**Your instructions**
Transcribe the material in full. Nothing should differ except that the pictures are left out.

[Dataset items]
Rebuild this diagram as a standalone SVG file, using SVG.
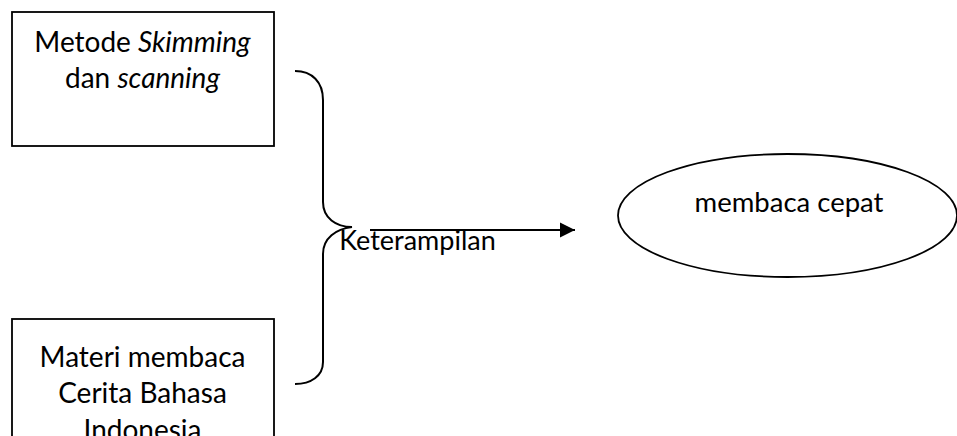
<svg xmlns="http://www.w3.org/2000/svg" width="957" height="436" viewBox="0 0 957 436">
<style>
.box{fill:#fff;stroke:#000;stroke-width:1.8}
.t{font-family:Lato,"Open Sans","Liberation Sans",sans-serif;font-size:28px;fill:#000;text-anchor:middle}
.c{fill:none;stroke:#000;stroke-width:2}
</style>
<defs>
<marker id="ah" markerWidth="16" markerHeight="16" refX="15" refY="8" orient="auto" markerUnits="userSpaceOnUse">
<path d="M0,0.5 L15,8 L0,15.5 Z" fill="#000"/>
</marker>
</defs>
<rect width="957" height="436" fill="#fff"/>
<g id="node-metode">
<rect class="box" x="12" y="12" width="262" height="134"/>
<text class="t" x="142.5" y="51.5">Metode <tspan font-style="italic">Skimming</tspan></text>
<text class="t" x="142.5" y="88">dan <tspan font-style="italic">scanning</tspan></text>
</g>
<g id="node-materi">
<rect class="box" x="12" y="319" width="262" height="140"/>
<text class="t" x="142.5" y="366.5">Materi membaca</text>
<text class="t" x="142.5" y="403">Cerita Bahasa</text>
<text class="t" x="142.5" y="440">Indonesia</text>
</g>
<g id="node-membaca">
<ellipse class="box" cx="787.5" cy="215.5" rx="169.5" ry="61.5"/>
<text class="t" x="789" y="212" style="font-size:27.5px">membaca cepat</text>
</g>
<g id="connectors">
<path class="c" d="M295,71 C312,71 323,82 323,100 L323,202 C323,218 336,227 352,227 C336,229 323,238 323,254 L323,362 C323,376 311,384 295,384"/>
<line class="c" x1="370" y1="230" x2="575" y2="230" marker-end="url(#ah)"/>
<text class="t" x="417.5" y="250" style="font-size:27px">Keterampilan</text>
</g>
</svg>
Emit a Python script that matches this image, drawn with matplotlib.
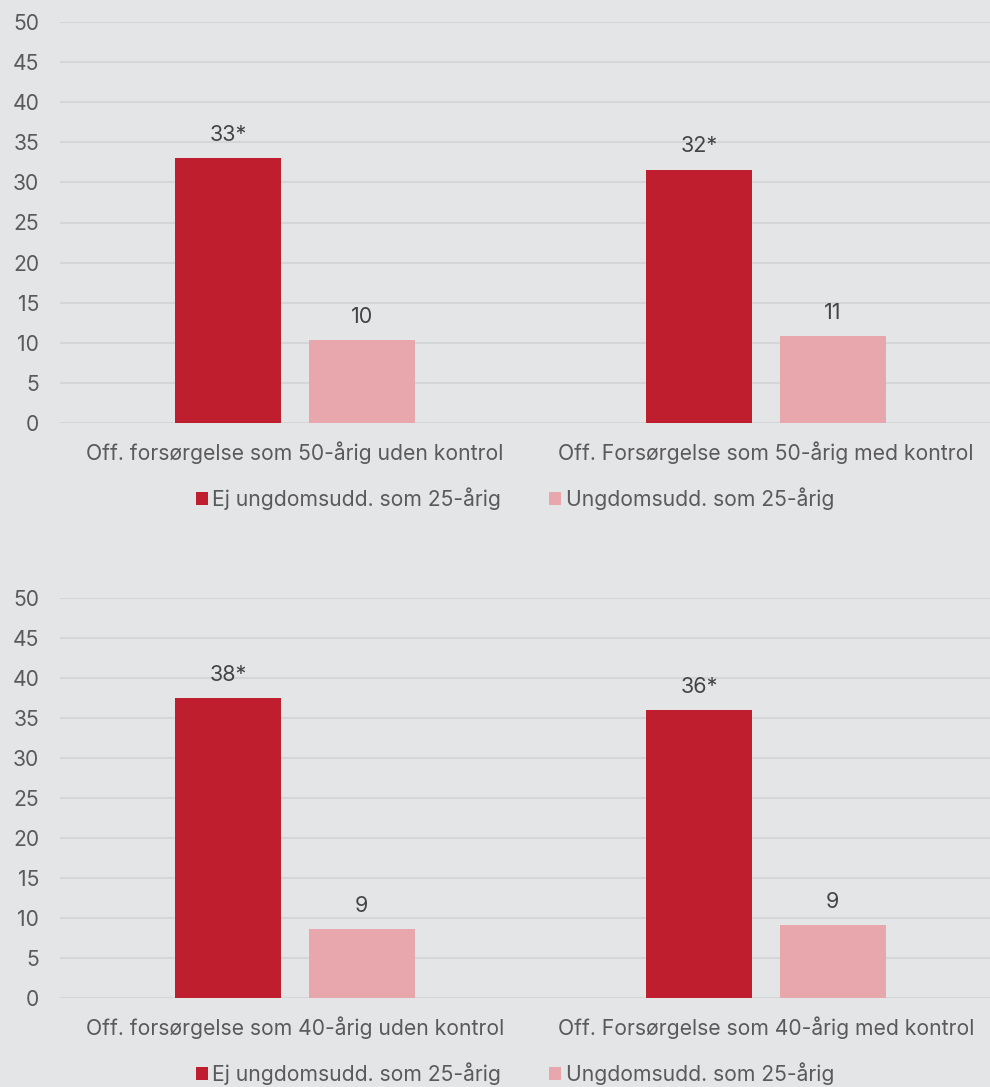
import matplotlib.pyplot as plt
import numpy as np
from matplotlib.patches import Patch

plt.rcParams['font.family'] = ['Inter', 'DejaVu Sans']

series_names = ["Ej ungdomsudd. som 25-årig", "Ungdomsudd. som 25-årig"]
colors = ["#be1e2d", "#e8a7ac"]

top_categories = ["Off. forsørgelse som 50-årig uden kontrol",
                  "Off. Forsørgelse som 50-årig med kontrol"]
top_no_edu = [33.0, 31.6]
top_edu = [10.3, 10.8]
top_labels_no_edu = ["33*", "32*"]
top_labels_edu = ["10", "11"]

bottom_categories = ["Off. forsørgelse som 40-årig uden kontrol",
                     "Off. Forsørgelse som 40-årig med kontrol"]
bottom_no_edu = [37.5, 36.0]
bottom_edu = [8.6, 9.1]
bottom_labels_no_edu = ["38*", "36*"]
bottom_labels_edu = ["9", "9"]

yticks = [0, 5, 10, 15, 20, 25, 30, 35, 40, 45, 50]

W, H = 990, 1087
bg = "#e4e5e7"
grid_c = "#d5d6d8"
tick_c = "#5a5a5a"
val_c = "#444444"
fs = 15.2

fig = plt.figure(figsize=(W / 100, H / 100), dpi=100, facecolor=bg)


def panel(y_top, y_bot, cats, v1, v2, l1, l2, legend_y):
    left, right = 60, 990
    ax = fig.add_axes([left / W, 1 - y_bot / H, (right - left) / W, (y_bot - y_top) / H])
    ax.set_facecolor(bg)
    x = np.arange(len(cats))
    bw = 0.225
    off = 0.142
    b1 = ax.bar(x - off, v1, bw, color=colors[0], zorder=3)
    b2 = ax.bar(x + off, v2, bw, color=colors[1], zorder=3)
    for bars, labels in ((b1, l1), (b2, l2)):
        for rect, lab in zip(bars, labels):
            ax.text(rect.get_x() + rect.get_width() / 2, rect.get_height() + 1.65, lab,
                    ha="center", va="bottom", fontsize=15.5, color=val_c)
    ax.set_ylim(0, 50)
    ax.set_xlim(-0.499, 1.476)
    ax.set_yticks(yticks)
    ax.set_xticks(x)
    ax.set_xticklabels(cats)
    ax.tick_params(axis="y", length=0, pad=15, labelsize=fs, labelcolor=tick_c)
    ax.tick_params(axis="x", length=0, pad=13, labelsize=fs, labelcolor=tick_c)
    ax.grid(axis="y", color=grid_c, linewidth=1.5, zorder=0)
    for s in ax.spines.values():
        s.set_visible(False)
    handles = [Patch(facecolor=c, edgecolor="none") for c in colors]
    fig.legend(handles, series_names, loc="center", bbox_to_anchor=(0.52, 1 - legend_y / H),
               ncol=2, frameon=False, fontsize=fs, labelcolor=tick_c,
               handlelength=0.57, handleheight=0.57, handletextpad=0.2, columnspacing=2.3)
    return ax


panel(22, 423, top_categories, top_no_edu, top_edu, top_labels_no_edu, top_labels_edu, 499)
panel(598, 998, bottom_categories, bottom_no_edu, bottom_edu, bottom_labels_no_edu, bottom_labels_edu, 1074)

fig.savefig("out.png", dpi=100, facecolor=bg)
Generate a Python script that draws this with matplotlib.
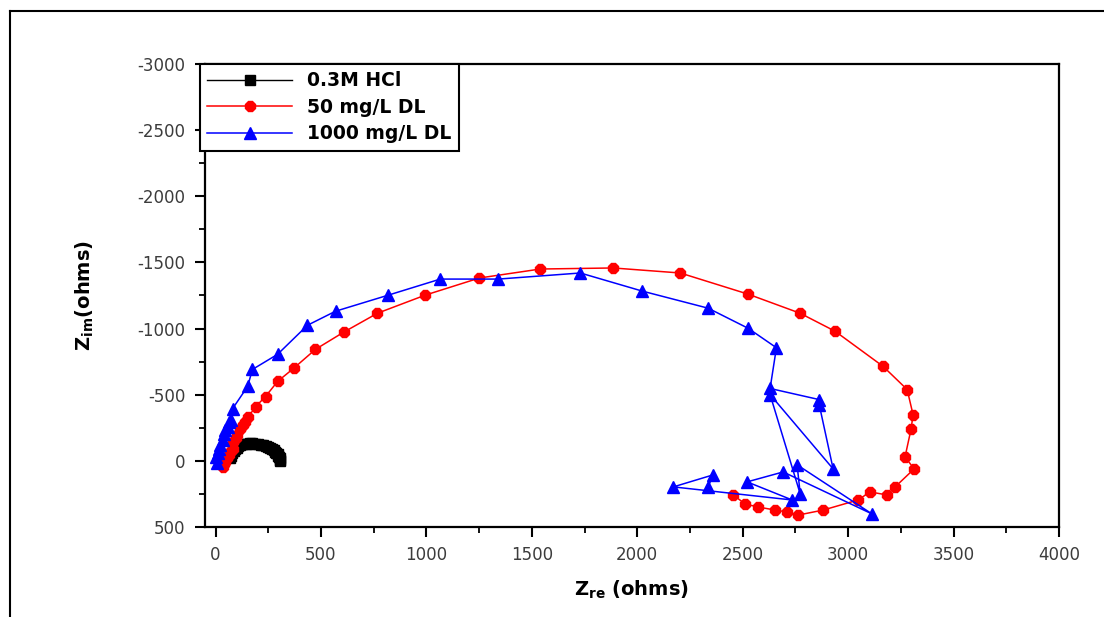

**Exercise solution**
Rebuild this diagram as a standalone SVG file, using SVG.
<svg xmlns="http://www.w3.org/2000/svg" width="957" height="436" viewBox="0 0 957 436">
<style>
.box{fill:#fff;stroke:#000;stroke-width:1.8}
.t{font-family:Lato,"Open Sans","Liberation Sans",sans-serif;font-size:28px;fill:#000;text-anchor:middle}
.c{fill:none;stroke:#000;stroke-width:2}
</style>
<defs>
<marker id="ah" markerWidth="16" markerHeight="16" refX="15" refY="8" orient="auto" markerUnits="userSpaceOnUse">
<path d="M0,0.5 L15,8 L0,15.5 Z" fill="#000"/>
</marker>
</defs>
<rect width="957" height="436" fill="#fff"/>
<g id="node-metode">
<rect class="box" x="12" y="12" width="262" height="134"/>
<text class="t" x="142.5" y="51.5">Metode <tspan font-style="italic">Skimming</tspan></text>
<text class="t" x="142.5" y="88">dan <tspan font-style="italic">scanning</tspan></text>
</g>
<g id="node-materi">
<rect class="box" x="12" y="319" width="262" height="140"/>
<text class="t" x="142.5" y="366.5">Materi membaca</text>
<text class="t" x="142.5" y="403">Cerita Bahasa</text>
<text class="t" x="142.5" y="440">Indonesia</text>
</g>
<g id="node-membaca">
<ellipse class="box" cx="787.5" cy="215.5" rx="169.5" ry="61.5"/>
<text class="t" x="789" y="212" style="font-size:27.5px">membaca cepat</text>
</g>
<g id="connectors">
<path class="c" d="M295,71 C312,71 323,82 323,100 L323,202 C323,218 336,227 352,227 C336,229 323,238 323,254 L323,362 C323,376 311,384 295,384"/>
<line class="c" x1="370" y1="230" x2="575" y2="230" marker-end="url(#ah)"/>
<text class="t" x="417.5" y="250" style="font-size:27px">Keterampilan</text>
</g>
</svg>
Emit a Python script that matches this image, drawn with matplotlib.
import matplotlib.pyplot as plt
import numpy as np
from matplotlib.patches import Patch

plt.rcParams['font.family'] = ['Inter', 'DejaVu Sans']

series_names = ["Ej ungdomsudd. som 25-årig", "Ungdomsudd. som 25-årig"]
colors = ["#be1e2d", "#e8a7ac"]

top_categories = ["Off. forsørgelse som 50-årig uden kontrol",
                  "Off. Forsørgelse som 50-årig med kontrol"]
top_no_edu = [33.0, 31.6]
top_edu = [10.3, 10.8]
top_labels_no_edu = ["33*", "32*"]
top_labels_edu = ["10", "11"]

bottom_categories = ["Off. forsørgelse som 40-årig uden kontrol",
                     "Off. Forsørgelse som 40-årig med kontrol"]
bottom_no_edu = [37.5, 36.0]
bottom_edu = [8.6, 9.1]
bottom_labels_no_edu = ["38*", "36*"]
bottom_labels_edu = ["9", "9"]

yticks = [0, 5, 10, 15, 20, 25, 30, 35, 40, 45, 50]

W, H = 990, 1087
bg = "#e4e5e7"
grid_c = "#d5d6d8"
tick_c = "#5a5a5a"
val_c = "#444444"
fs = 15.2

fig = plt.figure(figsize=(W / 100, H / 100), dpi=100, facecolor=bg)


def panel(y_top, y_bot, cats, v1, v2, l1, l2, legend_y):
    left, right = 60, 990
    ax = fig.add_axes([left / W, 1 - y_bot / H, (right - left) / W, (y_bot - y_top) / H])
    ax.set_facecolor(bg)
    x = np.arange(len(cats))
    bw = 0.225
    off = 0.142
    b1 = ax.bar(x - off, v1, bw, color=colors[0], zorder=3)
    b2 = ax.bar(x + off, v2, bw, color=colors[1], zorder=3)
    for bars, labels in ((b1, l1), (b2, l2)):
        for rect, lab in zip(bars, labels):
            ax.text(rect.get_x() + rect.get_width() / 2, rect.get_height() + 1.65, lab,
                    ha="center", va="bottom", fontsize=15.5, color=val_c)
    ax.set_ylim(0, 50)
    ax.set_xlim(-0.499, 1.476)
    ax.set_yticks(yticks)
    ax.set_xticks(x)
    ax.set_xticklabels(cats)
    ax.tick_params(axis="y", length=0, pad=15, labelsize=fs, labelcolor=tick_c)
    ax.tick_params(axis="x", length=0, pad=13, labelsize=fs, labelcolor=tick_c)
    ax.grid(axis="y", color=grid_c, linewidth=1.5, zorder=0)
    for s in ax.spines.values():
        s.set_visible(False)
    handles = [Patch(facecolor=c, edgecolor="none") for c in colors]
    fig.legend(handles, series_names, loc="center", bbox_to_anchor=(0.52, 1 - legend_y / H),
               ncol=2, frameon=False, fontsize=fs, labelcolor=tick_c,
               handlelength=0.57, handleheight=0.57, handletextpad=0.2, columnspacing=2.3)
    return ax


panel(22, 423, top_categories, top_no_edu, top_edu, top_labels_no_edu, top_labels_edu, 499)
panel(598, 998, bottom_categories, bottom_no_edu, bottom_edu, bottom_labels_no_edu, bottom_labels_edu, 1074)

fig.savefig("out.png", dpi=100, facecolor=bg)
Generate a Python script that draws this with matplotlib.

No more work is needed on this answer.